Great video! One question: Why does filtering impose a loss of temporal precision? Thank you
@mikexcohen12 жыл бұрын
Each time point in a filtered signal is defined as the weighted average of neighboring time points, where the weights are the filter kernel. So each time point is influenced by its neighbors.
@tobi34974 жыл бұрын
I was also thinking about the implications of maintaining 100% time resolution. I thought that saving the image using compression codecs like jpeg would help, as they are designed to compress periodic data (I think using FFT/Wavelets internally). I've not actually experimented with this yet.

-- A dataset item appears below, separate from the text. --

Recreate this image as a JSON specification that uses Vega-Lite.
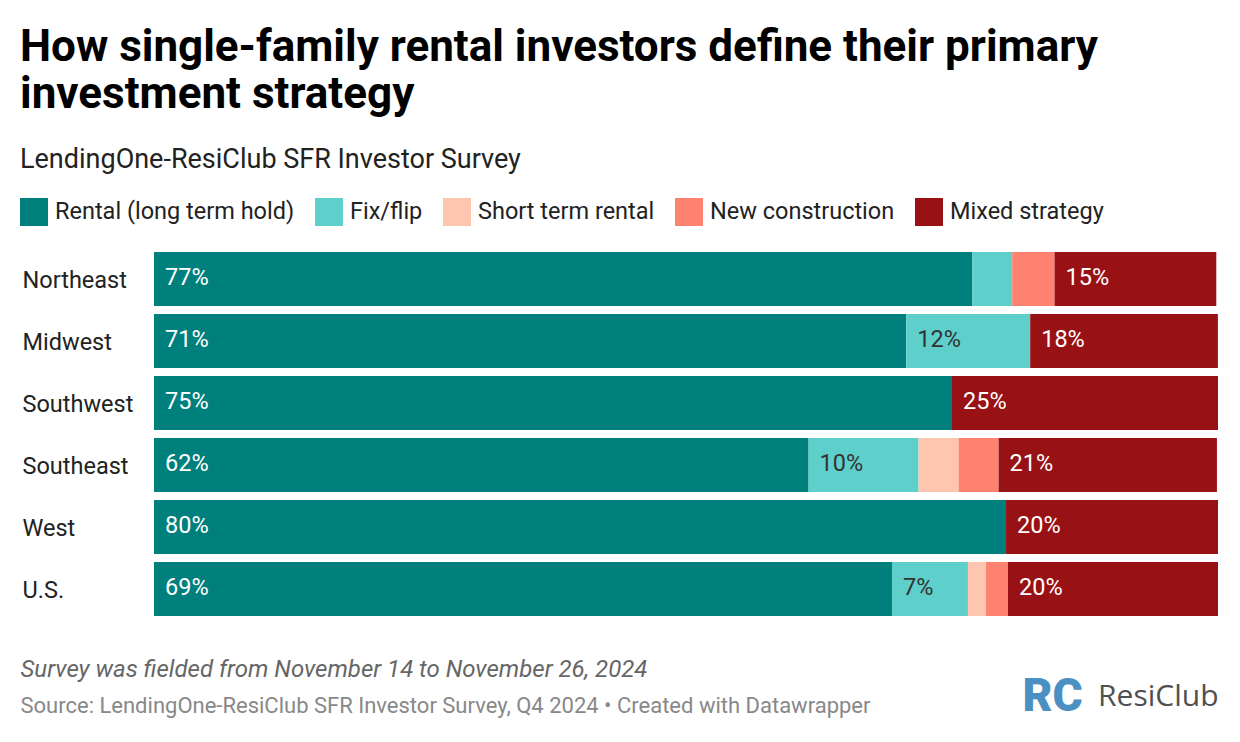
{
  "$schema": "https://vega.github.io/schema/vega-lite/v6.json",
  "width": 1064,
  "height": 372,
  "autosize": {"type": "none"},
  "padding": {"left": 154, "top": 248, "right": 22, "bottom": 122},
  "background": "white",
  "config": {"font": "Roboto", "view": {"stroke": null}},
  "title": {
    "text": ["How single-family rental investors define their primary", "investment strategy"],
    "subtitle": "LendingOne-ResiClub SFR Investor Survey",
    "anchor": "start",
    "frame": "group",
    "dx": -134,
    "fontSize": 44,
    "fontWeight": "bold",
    "color": "#000000",
    "lineHeight": 47,
    "subtitleFontSize": 27,
    "subtitleColor": "#222222",
    "subtitlePadding": 30,
    "offset": 25
  },
  "data": {
    "values": [
      {"region": "Northeast", "strategy": "Rental (long term hold)", "k": 1, "value": 0.769},
      {"region": "Northeast", "strategy": "Fix/flip", "k": 2, "value": 0.0376},
      {"region": "Northeast", "strategy": "New construction", "k": 4, "value": 0.0398},
      {"region": "Northeast", "strategy": "Mixed strategy", "k": 5, "value": 0.152},
      {"region": "Midwest", "strategy": "Rental (long term hold)", "k": 1, "value": 0.707},
      {"region": "Midwest", "strategy": "Fix/flip", "k": 2, "value": 0.1165},
      {"region": "Midwest", "strategy": "Mixed strategy", "k": 5, "value": 0.1764},
      {"region": "Southwest", "strategy": "Rental (long term hold)", "k": 1, "value": 0.75},
      {"region": "Southwest", "strategy": "Mixed strategy", "k": 5, "value": 0.25},
      {"region": "Southeast", "strategy": "Rental (long term hold)", "k": 1, "value": 0.6152},
      {"region": "Southeast", "strategy": "Fix/flip", "k": 2, "value": 0.1034},
      {"region": "Southeast", "strategy": "Short term rental", "k": 3, "value": 0.0376},
      {"region": "Southeast", "strategy": "New construction", "k": 4, "value": 0.0376},
      {"region": "Southeast", "strategy": "Mixed strategy", "k": 5, "value": 0.2052},
      {"region": "West", "strategy": "Rental (long term hold)", "k": 1, "value": 0.8008},
      {"region": "West", "strategy": "Mixed strategy", "k": 5, "value": 0.1992},
      {"region": "U.S.", "strategy": "Rental (long term hold)", "k": 1, "value": 0.6936},
      {"region": "U.S.", "strategy": "Fix/flip", "k": 2, "value": 0.0714},
      {"region": "U.S.", "strategy": "Short term rental", "k": 3, "value": 0.0169},
      {"region": "U.S.", "strategy": "New construction", "k": 4, "value": 0.0207},
      {"region": "U.S.", "strategy": "Mixed strategy", "k": 5, "value": 0.1974}
    ]
  },
  "transform": [
    {"stack": "value", "groupby": ["region"], "sort": [{"field": "k", "order": "ascending"}], "as": ["x0", "x1"]}
  ],
  "encoding": {
    "y": {
      "field": "region",
      "type": "nominal",
      "sort": ["Northeast", "Midwest", "Southwest", "Southeast", "West", "U.S."],
      "scale": {"paddingInner": 0.129, "paddingOuter": 0.0645},
      "axis": {
        "title": "Source: LendingOne-ResiClub SFR Investor Survey, Q4 2024 • Created with Datawrapper",
        "titleX": -134,
        "titleY": 464,
        "titleAngle": 0,
        "titleAlign": "left",
        "titleBaseline": "alphabetic",
        "titleFontSize": 22,
        "titleFontWeight": "normal",
        "titleColor": "#888888",
        "labelAlign": "left",
        "labelBaseline": "middle",
        "labelPadding": 132,
        "labelOffset": 1.5,
        "labelFontSize": 23.5,
        "labelColor": "#222222",
        "ticks": false,
        "tickSize": 0,
        "domain": false,
        "grid": false
      }
    }
  },
  "layer": [
    {
      "mark": {"type": "bar"},
      "encoding": {
        "x": {
          "field": "x0",
          "type": "quantitative",
          "scale": {"domain": [0, 1], "nice": false},
          "axis": {
            "orient": "bottom",
            "values": [0.844, 1],
            "labelExpr": "datum.value < 0.9 ? 'RC' : 'ResiClub'",
            "labelAlign": {"condition": {"test": "datum.value < 0.9", "value": "center"}, "value": "right"},
            "labelColor": {"condition": {"test": "datum.value < 0.9", "value": "#4a90c2"}, "value": "#505050"},
            "labelFontSize": {"condition": {"test": "datum.value < 0.9", "value": 46}, "value": 30},
            "labelFontWeight": {"condition": {"test": "datum.value < 0.9", "value": 900}, "value": "normal"},
            "labelFont": {"condition": {"test": "datum.value < 0.9", "value": "Roboto"}, "value": "Open Sans"},
            "labelBaseline": "middle",
            "labelPadding": 76,
            "labelOverlap": false,
            "labelBound": false,
            "labelFlush": false,
            "ticks": false,
            "tickSize": 0,
            "domain": false,
            "grid": false,
            "title": "Survey was fielded from November 14 to November 26, 2024",
            "titleX": -134,
            "titleY": 56,
            "titleAlign": "left",
            "titleBaseline": "alphabetic",
            "titleFontStyle": "italic",
            "titleFontWeight": "normal",
            "titleFontSize": 24,
            "titleColor": "#666666"
          }
        },
        "x2": {"field": "x1"},
        "color": {
          "field": "strategy",
          "type": "nominal",
          "scale": {
            "domain": ["Rental (long term hold)", "Fix/flip", "Short term rental", "New construction", "Mixed strategy"],
            "range": ["#00807c", "#5ecfca", "#ffc6af", "#ff8270", "#981114"]
          },
          "legend": {
            "orient": "none",
            "legendX": -134,
            "legendY": -50,
            "direction": "horizontal",
            "title": null,
            "symbolType": "square",
            "symbolSize": 784,
            "symbolStrokeWidth": 0,
            "symbolOpacity": 1,
            "labelFontSize": 23.5,
            "labelColor": "#222222",
            "labelOffset": 7,
            "columnPadding": 20,
            "labelLimit": 400
          }
        }
      }
    },
    {
      "transform": [{"filter": "datum.value >= 0.06"}],
      "mark": {"type": "text", "align": "left", "baseline": "middle", "dx": 11, "dy": -1, "fontSize": 23.5},
      "encoding": {
        "x": {"field": "x0", "type": "quantitative"},
        "text": {"field": "value", "type": "quantitative", "format": ".0%"},
        "color": {"condition": {"test": "datum.strategy === 'Fix/flip'", "value": "#333333"}, "value": "#ffffff"}
      }
    }
  ]
}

Essentially, I feel like you'd get better results relying on an image compression algorithm saving at a smaller resolution, as it deals with downsampling and frequency compression - all in one fast algorithm - rather than downsampling yourself. As you stated, the goal is for human analysis of the downsampled spectrograms to derive the same results to the original, which is what image compression algorithms are designed to do.
@mikexcohen14 жыл бұрын
That's a really interesting suggestion -- using image compression algorithms as feature-extraction for time series data. I never made the connection and I haven't come across it (which of course doesn't mean that it isn't already a researched topic). From a signal-processing perspective, that sounds like it could be promising. From a neuroscience perspective, I'd be a bit cautious about it, because I like having some physiological interpretation of the data, and it's possible that the image compression algorithms are mixing signals in weird ways or preserving noise at the expense of signal.